PROBLEM DETAILS —
No pictures go into the copy. Write out exactly the lines below from the one containing "Recreate this image" through the one containing "60, 70, 80];".

Charts and diagrams as code:
>> BEGIN

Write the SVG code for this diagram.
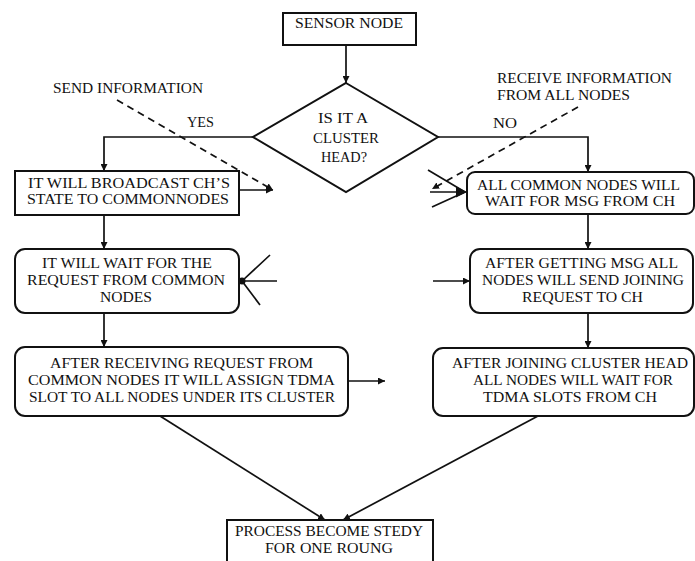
<svg xmlns="http://www.w3.org/2000/svg" width="695" height="561" viewBox="0 0 695 561">
<style>
  text { font-family: "Liberation Serif", "Times New Roman", serif; font-size: 15px; fill: #111; text-anchor: middle; }
  .lbl { text-anchor: start; }
  .box { fill: #fff; stroke: #111; stroke-width: 2; }
  .ln { fill: none; stroke: #111; stroke-width: 1.7; }
  .dash { fill: none; stroke: #111; stroke-width: 1.7; stroke-dasharray: 7 5; }
</style>
<defs>
  <marker id="ah" viewBox="0 0 10 10" refX="10" refY="5" markerWidth="7" markerHeight="7" markerUnits="userSpaceOnUse" orient="auto">
    <path d="M0,0 L10,5 L0,10 z" fill="#111"/>
  </marker>
  <marker id="ahb" viewBox="0 0 10 10" refX="10" refY="5" markerWidth="11" markerHeight="11" markerUnits="userSpaceOnUse" orient="auto">
    <path d="M0,0 L10,5 L0,10 z" fill="#111"/>
  </marker>
</defs>
<rect width="695" height="561" fill="#fff"/>

<g id="connectors">
  <path class="ln" d="M346,45 V83" marker-end="url(#ah)"/>
  <path class="ln" d="M253,137 H104 V171" marker-end="url(#ah)"/>
  <path class="ln" d="M438,137 H588 V172" marker-end="url(#ah)"/>
  <path class="ln" d="M239,190 H273" marker-end="url(#ah)"/>
  <path class="dash" d="M117,100 L273,190" marker-end="url(#ah)"/>
  <path class="ln" d="M104,215 V249" marker-end="url(#ah)"/>
  <path class="ln" d="M104,313 V347" marker-end="url(#ah)"/>
  <path class="ln" d="M270,255 L242,281 M277,281 L242,281 M260,305 L242,281"/>
  <circle cx="242" cy="281" r="3.5" fill="#111"/>
  <path class="ln" d="M348,381 H385" marker-end="url(#ah)"/>
  <path class="ln" d="M428,170 L465,192 M432,207 L465,192"/>
  <path class="ln" d="M430,192 H467" marker-end="url(#ahb)"/>
  <path class="dash" d="M578,107 L432,189" marker-end="url(#ah)"/>
  <path class="ln" d="M588,214 V249" marker-end="url(#ah)"/>
  <path class="ln" d="M433,281 H470" marker-end="url(#ah)"/>
  <path class="ln" d="M588,313 V348" marker-end="url(#ah)"/>
  <path class="ln" d="M160,416 L325,520" marker-end="url(#ah)"/>
  <path class="ln" d="M538,416 L343,520" marker-end="url(#ah)"/>
</g>

<g id="labels">
  <text class="lbl" x="53" y="93" textLength="150" lengthAdjust="spacingAndGlyphs">SEND INFORMATION</text>
  <text class="lbl" x="187" y="127" textLength="27" lengthAdjust="spacingAndGlyphs">YES</text>
  <text class="lbl" x="493" y="128" textLength="24" lengthAdjust="spacingAndGlyphs">NO</text>
  <text class="lbl" x="497" y="83" textLength="175" lengthAdjust="spacingAndGlyphs">RECEIVE INFORMATION</text>
  <text class="lbl" x="497" y="100" textLength="133" lengthAdjust="spacingAndGlyphs">FROM ALL NODES</text>
</g>

<g id="sensor-node">
  <rect class="box" x="283" y="13" width="133" height="32"/>
  <text x="349" y="28" textLength="108" lengthAdjust="spacingAndGlyphs">SENSOR NODE</text>
</g>

<g id="cluster-head-decision">
  <polygon class="box" points="346,83 438,137 346,192 253,137"/>
  <text x="343" y="123" textLength="50" lengthAdjust="spacingAndGlyphs">IS IT A</text>
  <text x="346" y="143" textLength="66" lengthAdjust="spacingAndGlyphs">CLUSTER</text>
  <text x="344" y="162" textLength="46" lengthAdjust="spacingAndGlyphs">HEAD?</text>
</g>

<g id="broadcast">
  <rect class="box" x="15" y="171" width="224" height="44"/>
  <text x="129" y="188" textLength="202" lengthAdjust="spacingAndGlyphs">IT WILL BROADCAST CH’S</text>
  <text x="128" y="204" textLength="202" lengthAdjust="spacingAndGlyphs">STATE TO COMMONNODES</text>
</g>

<g id="wait-request">
  <rect class="box" x="15" y="249" width="224" height="64" rx="10"/>
  <text x="127" y="268" textLength="170" lengthAdjust="spacingAndGlyphs">IT WILL WAIT FOR THE</text>
  <text x="126" y="285" textLength="198" lengthAdjust="spacingAndGlyphs">REQUEST FROM COMMON</text>
  <text x="126" y="302" textLength="52" lengthAdjust="spacingAndGlyphs">NODES</text>
</g>

<g id="assign-tdma">
  <rect class="box" x="15" y="347" width="333" height="69" rx="10"/>
  <text x="181.5" y="368" textLength="263" lengthAdjust="spacingAndGlyphs">AFTER RECEIVING REQUEST FROM</text>
  <text x="181.5" y="385" textLength="307" lengthAdjust="spacingAndGlyphs">COMMON NODES IT WILL ASSIGN TDMA</text>
  <text x="182" y="402" textLength="306" lengthAdjust="spacingAndGlyphs">SLOT TO ALL NODES UNDER ITS CLUSTER</text>
</g>

<g id="wait-msg">
  <rect class="box" x="467" y="172" width="227" height="42" rx="8"/>
  <text x="578.5" y="190" textLength="203" lengthAdjust="spacingAndGlyphs">ALL COMMON NODES WILL</text>
  <text x="580" y="206" textLength="190" lengthAdjust="spacingAndGlyphs">WAIT FOR MSG FROM CH</text>
</g>

<g id="send-joining">
  <rect class="box" x="470" y="249" width="223" height="64" rx="10"/>
  <text x="581.5" y="268" textLength="193" lengthAdjust="spacingAndGlyphs">AFTER GETTING MSG ALL</text>
  <text x="583" y="285" textLength="202" lengthAdjust="spacingAndGlyphs">NODES WILL SEND JOINING</text>
  <text x="582.5" y="302" textLength="121" lengthAdjust="spacingAndGlyphs">REQUEST TO CH</text>
</g>

<g id="wait-tdma">
  <rect class="box" x="433" y="348" width="261" height="68" rx="10"/>
  <text x="570" y="368" textLength="236" lengthAdjust="spacingAndGlyphs">AFTER JOINING CLUSTER HEAD</text>
  <text x="573" y="385" textLength="200" lengthAdjust="spacingAndGlyphs">ALL NODES WILL WAIT FOR</text>
  <text x="570" y="402" textLength="174" lengthAdjust="spacingAndGlyphs">TDMA SLOTS FROM CH</text>
</g>

<g id="steady">
  <rect class="box" x="227" y="520" width="206" height="50"/>
  <text x="329" y="536" textLength="188" lengthAdjust="spacingAndGlyphs">PROCESS BECOME STEDY</text>
  <text x="329" y="553" textLength="128" lengthAdjust="spacingAndGlyphs">FOR ONE ROUNG</text>
</g>
</svg>
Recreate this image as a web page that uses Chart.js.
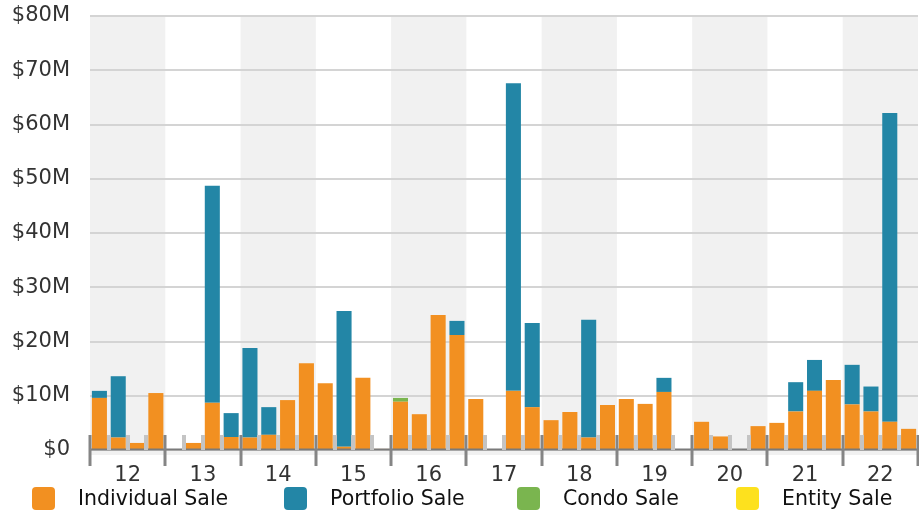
<!DOCTYPE html>
<html>
<head>
<meta charset="utf-8">
<script src="https://cdn.jsdelivr.net/npm/chart.js@4/dist/chart.umd.min.js"></script>
<style>
  body { margin: 0; background: #fff; }
  #wrap { position: relative; width: 919px; height: 514px; }
  #legend {
    position: absolute; left: 0; top: 486px; width: 919px; height: 24px;
    font-family: "DejaVu Sans", Verdana, sans-serif;
    font-size: 20.5px; color: #111;
  }
  .item { position: absolute; top: 0; display: flex; align-items: center; height: 24px; }
  .box { width: 23px; height: 23px; border-radius: 4px; margin-right: 23px; box-sizing: border-box; }
</style>
</head>
<body>
<div id="wrap">
  <canvas id="chart" width="919" height="514"></canvas>
  <div id="legend"></div>
</div>
<script>
const years = ["12", "13", "14", "15", "16", "17", "18", "19", "20", "21", "22"];
const quarters = ["Q1", "Q2", "Q3", "Q4"];

// values in $M, four quarters per year
const individualSale = [
  9.6, 2.3, 1.3, 10.5,
  0, 1.3, 8.7, 2.4,
  2.3, 2.8, 9.2, 16.0,
  12.3, 0.6, 13.3, 0.2,
  8.9, 6.6, 24.9, 21.2,
  9.4, 0, 10.9, 7.9,
  5.5, 7.0, 2.3, 8.3,
  9.4, 8.5, 10.7, 0,
  5.2, 2.5, 0, 4.4,
  5.0, 7.1, 10.9, 12.9,
  8.4, 7.1, 5.2, 3.9,
];
const portfolioSale = [
  1.3, 11.3, 0, 0,
  0, 0, 40.0, 4.4,
  16.5, 5.1, 0, 0,
  0, 25.0, 0, 0,
  0, 0, 0, 2.6,
  0, 0, 56.7, 15.5,
  0, 0, 21.7, 0,
  0, 0, 2.6, 0,
  0, 0, 0, 0,
  0, 5.4, 5.7, 0,
  7.3, 4.6, 56.9, 0,
];
const condoSale = [
  0, 0, 0, 0,
  0, 0, 0, 0,
  0, 0, 0, 0,
  0, 0, 0, 0,
  0.7, 0, 0, 0,
  0, 0, 0, 0,
  0, 0, 0, 0,
  0, 0, 0, 0,
  0, 0, 0, 0,
  0, 0, 0, 0,
  0, 0, 0, 0,
];
const entitySale = new Array(44).fill(0);
const yTicks = [0, 10, 20, 30, 40, 50, 60, 70, 80];

const labels = [];
years.forEach((y) => quarters.forEach((q) => labels.push(y + " " + q)));

const series = [
  { label: "Individual Sale", data: individualSale, color: "#f29021", left: 32 },
  { label: "Portfolio Sale", data: portfolioSale, color: "#2386a6", left: 284 },
  { label: "Condo Sale", data: condoSale, color: "#7ab54f", left: 517 },
  { label: "Entity Sale", data: entitySale, color: "#fde11e", left: 736 },
];

const FONT = '"DejaVu Sans", Verdana, sans-serif';

// year bands, axis ticks and year labels
const yearAxis = {
  id: "yearAxis",
  beforeDraw(chart) {
    const { ctx, chartArea, scales } = chart;
    const x = scales.x;
    const slot = x.width / labels.length;
    const base = scales.y.getPixelForValue(0);
    ctx.save();
    ctx.fillStyle = "#f1f1f1";
    years.forEach((y, i) => {
      if (i % 2 === 0) {
        const left = x.getPixelForValue(i * 4) - slot / 2;
        ctx.fillRect(left, chartArea.top, slot * 4, base - chartArea.top);
      }
    });
    ctx.fillRect(chartArea.left, base, chartArea.right - chartArea.left, 5);
    ctx.restore();
  },
  afterDatasetsDraw(chart) {
    const { ctx, chartArea, scales } = chart;
    const x = scales.x;
    const slot = x.width / labels.length;
    const base = scales.y.getPixelForValue(0);
    ctx.save();
    // baseline
    ctx.strokeStyle = "#7a7a7a";
    ctx.lineWidth = 2;
    ctx.beginPath();
    ctx.moveTo(chartArea.left, base - 0.5);
    ctx.lineTo(chartArea.right, base - 0.5);
    ctx.stroke();
    // quarter ticks
    ctx.fillStyle = "#c4c4c4";
    for (let i = 0; i < labels.length; i++) {
      if (i % 4 === 0) continue;
      const px = x.getPixelForValue(i) - slot / 2;
      ctx.fillRect(Math.round(px) - 2, base - 15, 4, 15);
    }
    // year ticks
    ctx.fillStyle = "#858585";
    for (let i = 0; i <= labels.length; i += 4) {
      const px = x.getPixelForValue(0) - slot / 2 + i * slot;
      ctx.fillRect(Math.round(px) - 1.5, base - 15, 3, 31);
    }
    // year labels
    ctx.fillStyle = "#333";
    ctx.font = "21px " + FONT;
    ctx.textAlign = "center";
    ctx.textBaseline = "middle";
    years.forEach((y, i) => {
      const cx = x.getPixelForValue(i * 4) - slot / 2 + slot * 2;
      ctx.fillText(y, cx, base + 26);
    });
    ctx.restore();
  },
};

new Chart(document.getElementById("chart"), {
  type: "bar",
  data: {
    labels: labels,
    datasets: series.map((s) => ({
      label: s.label,
      data: s.data,
      backgroundColor: s.color,
      borderWidth: 0,
      barPercentage: 0.8,
      categoryPercentage: 1,
    })),
  },
  options: {
    responsive: false,
    animation: false,
    layout: { padding: { top: 16, right: 1, left: 0, bottom: 0 } },
    plugins: { legend: { display: false }, tooltip: { enabled: false } },
    scales: {
      x: {
        stacked: true,
        grid: { display: false },
        border: { display: false },
        ticks: { display: false },
        afterFit(scale) {
          scale.height = 64;
          scale.paddingLeft = 0;
          scale.paddingRight = 0;
        },
      },
      y: {
        stacked: true,
        min: 0,
        max: 80,
        afterBuildTicks(scale) { scale.ticks = yTicks.map((v) => ({ value: v })); },
        afterFit(scale) {
          scale.width = 90;
          scale.paddingTop = 0;
          scale.paddingBottom = 0;
        },
        grid: { color: "#d4d4d4", lineWidth: 2, drawTicks: false },
        border: { display: false },
        ticks: {
          padding: 20,
          color: "#333",
          font: { family: FONT, size: 21 },
          callback: (v) => (v === 0 ? "$0" : "$" + v + "M"),
        },
      },
    },
  },
  plugins: [yearAxis],
});

// legend row
const legend = document.getElementById("legend");
series.forEach((s) => {
  const item = document.createElement("div");
  item.className = "item";
  item.style.left = s.left + "px";
  item.innerHTML = '<span class="box" style="background:' + s.color + '"></span><span>' + s.label + "</span>";
  legend.appendChild(item);
});
</script>
</body>
</html>
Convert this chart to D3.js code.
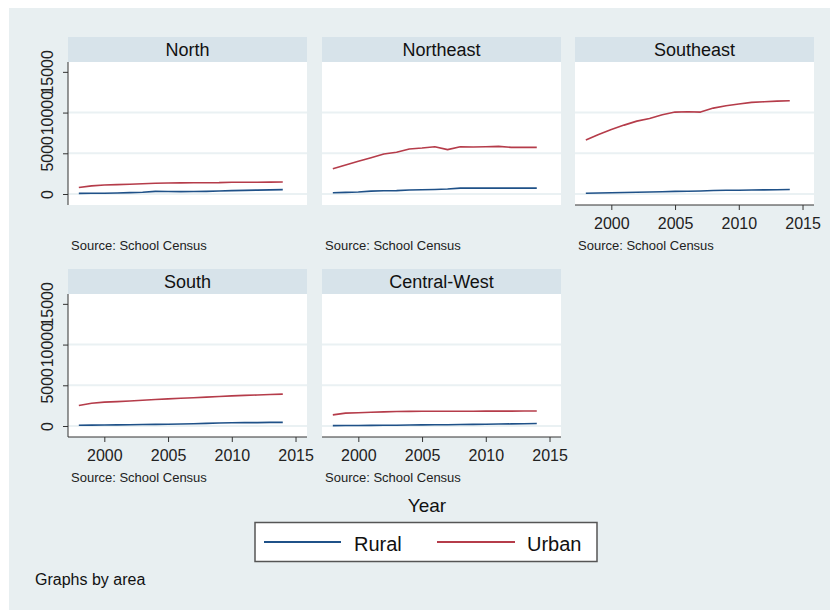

>> END

TASK RESULT —
Recreate this image as a web page that uses Chart.js.
<!DOCTYPE html>
<html>
<head>
<meta charset="utf-8">
<script src="https://cdn.jsdelivr.net/npm/chart.js@4/dist/chart.umd.min.js"></script>
<style>
  body { margin: 0; background: #fff; }
  #wrap { position: relative; width: 919px; height: 514px; }
  #legend {
    position: absolute; left: 0; top: 486px; width: 919px; height: 24px;
    font-family: "DejaVu Sans", Verdana, sans-serif;
    font-size: 20.5px; color: #111;
  }
  .item { position: absolute; top: 0; display: flex; align-items: center; height: 24px; }
  .box { width: 23px; height: 23px; border-radius: 4px; margin-right: 23px; box-sizing: border-box; }
</style>
</head>
<body>
<div id="wrap">
  <canvas id="chart" width="919" height="514"></canvas>
  <div id="legend"></div>
</div>
<script>
const years = ["12", "13", "14", "15", "16", "17", "18", "19", "20", "21", "22"];
const quarters = ["Q1", "Q2", "Q3", "Q4"];

// values in $M, four quarters per year
const individualSale = [
  9.6, 2.3, 1.3, 10.5,
  0, 1.3, 8.7, 2.4,
  2.3, 2.8, 9.2, 16.0,
  12.3, 0.6, 13.3, 0.2,
  8.9, 6.6, 24.9, 21.2,
  9.4, 0, 10.9, 7.9,
  5.5, 7.0, 2.3, 8.3,
  9.4, 8.5, 10.7, 0,
  5.2, 2.5, 0, 4.4,
  5.0, 7.1, 10.9, 12.9,
  8.4, 7.1, 5.2, 3.9,
];
const portfolioSale = [
  1.3, 11.3, 0, 0,
  0, 0, 40.0, 4.4,
  16.5, 5.1, 0, 0,
  0, 25.0, 0, 0,
  0, 0, 0, 2.6,
  0, 0, 56.7, 15.5,
  0, 0, 21.7, 0,
  0, 0, 2.6, 0,
  0, 0, 0, 0,
  0, 5.4, 5.7, 0,
  7.3, 4.6, 56.9, 0,
];
const condoSale = [
  0, 0, 0, 0,
  0, 0, 0, 0,
  0, 0, 0, 0,
  0, 0, 0, 0,
  0.7, 0, 0, 0,
  0, 0, 0, 0,
  0, 0, 0, 0,
  0, 0, 0, 0,
  0, 0, 0, 0,
  0, 0, 0, 0,
  0, 0, 0, 0,
];
const entitySale = new Array(44).fill(0);
const yTicks = [0, 10, 20, 30, 40, 50, 60, 70, 80];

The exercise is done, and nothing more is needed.